Despite the apparent exoneration of the Blair government by a Parliamentary Committee on which the government has the numbers, the BBC refused to withdraw these claims and Blair is no longer trusted by a majority of the British people. Even Bush’s popularity and support for the attack on Iraq have declined. Doubt is corroding the triumphalism of the coalition of the willing.
It matters and Australians should take notice.
We should listen to Andrew Wilkie when he says so emphatically that Australians have been gulled by this government. The attack on Iraq rests on a lie-the ‘greatest foreign policy scandal’ since World War 11, as Robert Manne puts it.
Those who care about democracy, regardless of their views on this war, must demand explanations from this government.
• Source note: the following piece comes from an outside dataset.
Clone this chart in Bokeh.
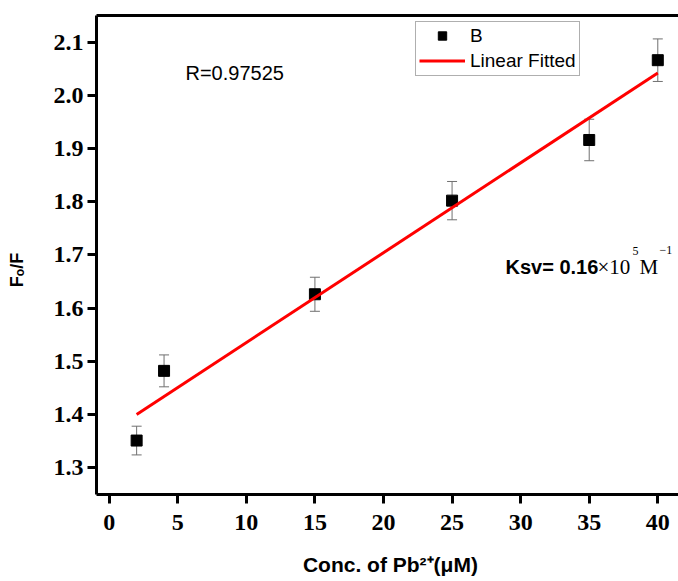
import math
from bokeh.plotting import figure
from bokeh.models import (Range1d, FixedTicker, LinearAxis, Legend, LegendItem,
                          Label, Whisker, ColumnDataSource, TeeHead, PrintfTickFormatter)
from bokeh.embed import file_html
from bokeh.resources import INLINE

# ---- data ----
conc = [2, 4, 15, 25, 35, 40]
ratio = [1.351, 1.482, 1.626, 1.802, 1.916, 2.066]
err = [0.027, 0.030, 0.032, 0.036, 0.039, 0.040]
fit_x = [2, 40]
fit_y = [1.400, 2.042]
x_ticks = [0, 5, 10, 15, 20, 25, 30, 35, 40]
y_ticks = [1.3, 1.4, 1.5, 1.6, 1.7, 1.8, 1.9, 2.0, 2.1]

W, H = 678, 581
FL, FR, FT, FB = 96, 678, 15, 493.5
XR = (-0.926, 41.51)
YR = (1.2496, 2.150)

def dx(px):
    return XR[0] + (px - FL) / (FR - FL) * (XR[1] - XR[0])

def dy(py):
    return YR[1] - (py - FT) / (FB - FT) * (YR[1] - YR[0])

p = figure(width=W, height=H, x_range=Range1d(*XR), y_range=Range1d(*YR),
           output_backend="svg", toolbar_location=None,
           min_border_left=FL, min_border_right=0, min_border_top=FT,
           min_border_bottom=int(H - FB))
p.outline_line_color = None
p.grid.visible = False
p.background_fill_color = "white"
p.border_fill_color = "white"

for ax in (p.xaxis[0], p.yaxis[0]):
    ax.axis_line_width = 3
    ax.axis_line_color = "black"
    ax.major_tick_line_width = 3
    ax.major_tick_out = 9
    ax.major_tick_in = 0
    ax.minor_tick_out = 0
    ax.minor_tick_in = 0
    ax.major_label_text_font = "Liberation Serif"
    ax.major_label_text_font_style = "bold"
    ax.major_label_text_font_size = "24px"
    ax.major_label_text_color = "black"
    ax.axis_label_text_font = "Liberation Sans"
    ax.axis_label_text_font_style = "bold"
    ax.axis_label_text_color = "black"
p.xaxis[0].ticker = FixedTicker(ticks=x_ticks)
p.yaxis[0].ticker = FixedTicker(ticks=y_ticks)
p.yaxis[0].formatter = PrintfTickFormatter(format="%.1f")
p.xaxis[0].major_label_standoff = 11
p.yaxis[0].major_label_standoff = 4

p.xaxis[0].axis_label = "\u00a0Conc. of Pb\u00b2\u207a(\u03bcM)"
p.xaxis[0].axis_label_text_font_size = "21px"
p.xaxis[0].axis_label_standoff = 20
p.yaxis[0].axis_label = "F\u2092/F\u00a0\u00a0\u00a0\u00a0\u00a0\u00a0"
p.yaxis[0].axis_label_text_font_size = "18px"
p.yaxis[0].axis_label_standoff = 24

top = LinearAxis(ticker=FixedTicker(ticks=[]), axis_line_width=3, axis_line_color="black",
                 major_tick_out=0, major_tick_in=0, minor_tick_out=0, minor_tick_in=0,
                 major_label_text_font_size="0px")
p.add_layout(top, "above")

src = ColumnDataSource(dict(x=conc, y=ratio,
                            upper=[r + e for r, e in zip(ratio, err)],
                            lower=[r - e for r, e in zip(ratio, err)]))
wh = Whisker(base="x", upper="upper", lower="lower", source=src,
             line_color="#707070", line_width=1,
             upper_head=TeeHead(size=10, line_color="#707070", line_width=1),
             lower_head=TeeHead(size=10, line_color="#707070", line_width=1),
             level="underlay")
p.add_layout(wh)

sc = p.scatter("x", "y", source=src, marker="square", size=11, color="black")
ln = p.line(fit_x, fit_y, line_color="red", line_width=3)

legend = Legend(items=[LegendItem(label="B", renderers=[sc]),
                       LegendItem(label="Linear Fitted", renderers=[ln])],
                location=(415 - FL, FB - 75),
                label_text_font="Liberation Sans", label_text_font_size="19px",
                label_text_color="black",
                glyph_width=46, glyph_height=21, label_height=21, label_standoff=5,
                padding=3, spacing=3, margin=0,
                border_line_color="#606060", border_line_width=1,
                background_fill_color="white", background_fill_alpha=1)
p.add_layout(legend, "center")

def lab(text, px, py, size, font="Liberation Sans", style="normal", angle=0):
    p.add_layout(Label(x=dx(px), y=dy(py), text=text, text_font=font,
                       text_font_style=style, text_font_size=size,
                       text_color="black", text_align="left",
                       text_baseline="alphabetic", angle=angle))

lab("R=0.97525", 185, 72.5, "20px")
lab("Ksv= 0.16", 505, 266.7, "20px", style="bold")
lab("\u00d710", 597, 266.7, "21px", font="Liberation Serif")
lab("5", 632, 250, "12px", font="Liberation Serif")
lab("M", 639, 266.7, "21px", font="Liberation Serif")
lab("\u22121", 659, 249, "12px", font="Liberation Serif")

open("out.html", "w").write(file_html(p, INLINE))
In the United Kingdom and the United States the media and some MPs are insisting on proper accounting, with severe embarrassment to Blair if not to Bush. Australians deserve no less – and the Joint Parliamentary Committee inquiring into the matter will provide us with the opportunity to expose this government’s mendacity.
So far the weapons have not turned up. There is every chance that they will not. But we already know, whether we find some or none, that intelligence has been misused and the Australian government has been prepared to ignore its own advice – to use the ‘stacks of garbage’ as a justification for such extreme action: going to war, killing other people, and putting Australians’ lives at risk. We already know that our government has been prepared to traduce the truth and to cynically manipulate the Australian people – again.